La possibilité d’adaptation du règlement du service public pour tenir compte des convictions religieuses des usagers n’est donc pas, en soi, remise en question, mais en l’espèce, parce qu’elle est « très ciblée et fortement dérogatoire à la règle commune, (…) sans réelle justification de la différence de traitement qui en résulte », elle est « de nature à affecter tant le respect par les autres usagers de règles de droit commun trop différentes, et ainsi le bon fonctionnement du service public, que l’égalité de traitement des usagers. » 

Le Conseil d’État confirme donc la décision du préfet de l’Isère, puis du tribunal administratif de Grenoble, d’annuler l’article 10 du règlement intérieur des piscines de Grenoble. 

Il faut néanmoins préciser que cette décision est strictement adaptée à la situation particulière des piscines de Grenoble, et qu’elle ne constitue en rien une interdiction générale du port du burkini, notamment sur les plages – rappelons que le même Conseil d’État avait cassé, en 2016, les « arrêtés anti-burkinis »  pris par un certain nombre de maires. 

Reste à savoir ce qui va se passer maintenant.
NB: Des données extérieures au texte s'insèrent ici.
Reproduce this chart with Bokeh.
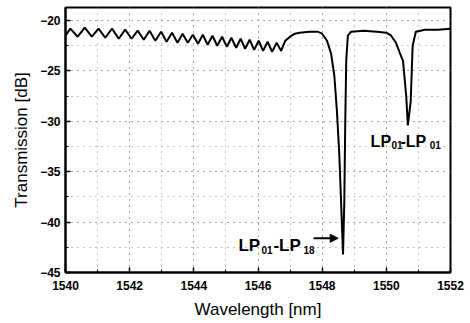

Certes, la mairie de Grenoble a « pris acte »  hier de la décision du Conseil d’État, mais, de fait – et les avocats défendant la décision du conseil municipal de Grenoble ne se sont pas privés de le dire à l’audience – il paraît possible à la commune de détourner assez facilement cette décision, en élargissant la dérogation aux autres catégories d’usagers. Comme l’avait lancé un des avocats pendant l’audience, « il n’y a donc qu’à autoriser les shorts [à la piscine], et tout ira bien ? ».

Sauf que cela signifierait de déroger à une règle générale d’hygiène et de sécurité pour permettre, là encore, à certaines catégories d’usagers de pouvoir porter des tenues à caractère religieux, ce qui n’est pas sans poser quelques problèmes. L’affaire n’est certainement pas terminée. Il reste à savoir si le gouvernement ou le Parlement, comme l’ont réclamé hier encore plusieurs personnalités politiques, notamment LR, va décider ou non à l’avenir de statuer sur cette question dans la loi.